Obama ran on a platform of hope. And, perhaps "hope" is the best way to look at how far we’ve come in Hollywood-and where we are heading.
"You gotta take a long-term view," said Bragman. "Particularly younger people. Don’t just look at the moment. Look where we’ve come. Don’t’ back off... Realize that we are getting there. While we’ve got to continue the fight, take a moment to celebrate what we’ve achieved. The revolution is over, we’re now in the evolution."
Frank thinks that the future of gays in Hollywood looks like it’s heading in the right direction although "clearly, we still have to deal with some discrimination, like the passage of Prop 8."
Warner is also betting on hope: "I think that it’s going to be a heckuva lot better in the Obama administration. We’ve been bullied for 8 years. Now is a time that Americans are starting to focus on the things that matter to them: living, paying their basic necessities to live.

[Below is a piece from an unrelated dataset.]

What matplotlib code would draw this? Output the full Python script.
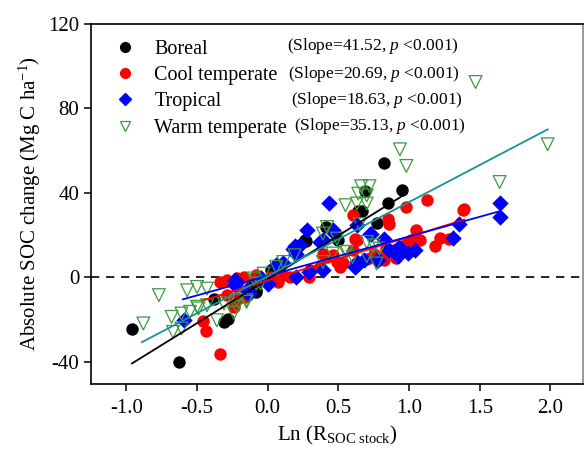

"The issue of ’Is there a homosexual living next door to me?’ is not as great as their was four years ago.
"I think people are really going to be open to others’ freedoms: a more unified, supportive society. That’s what we need. We all need to come together for the greater good and stop quibbling about personal preference (religious, sexual or otherwise).
"Yes, things have changed. RuPaul said that his show couldn’t have happened during the Bush administration. During that time, the gay community went back several steps because the fundamentalists had the key to the kingdom."
Carole Pope (CarolePope.com), author, singer and songwriter whose music was featured on "Queer as Folk," said "I think things have changed and people are more accepting. The younger ones are not preaching about hate. People are obsessed with the economy, global warming and have a million other things to be obsessed with. [Sexual orientation] is going to be a non-issue some day. I think in this generation. In 20 years for sure."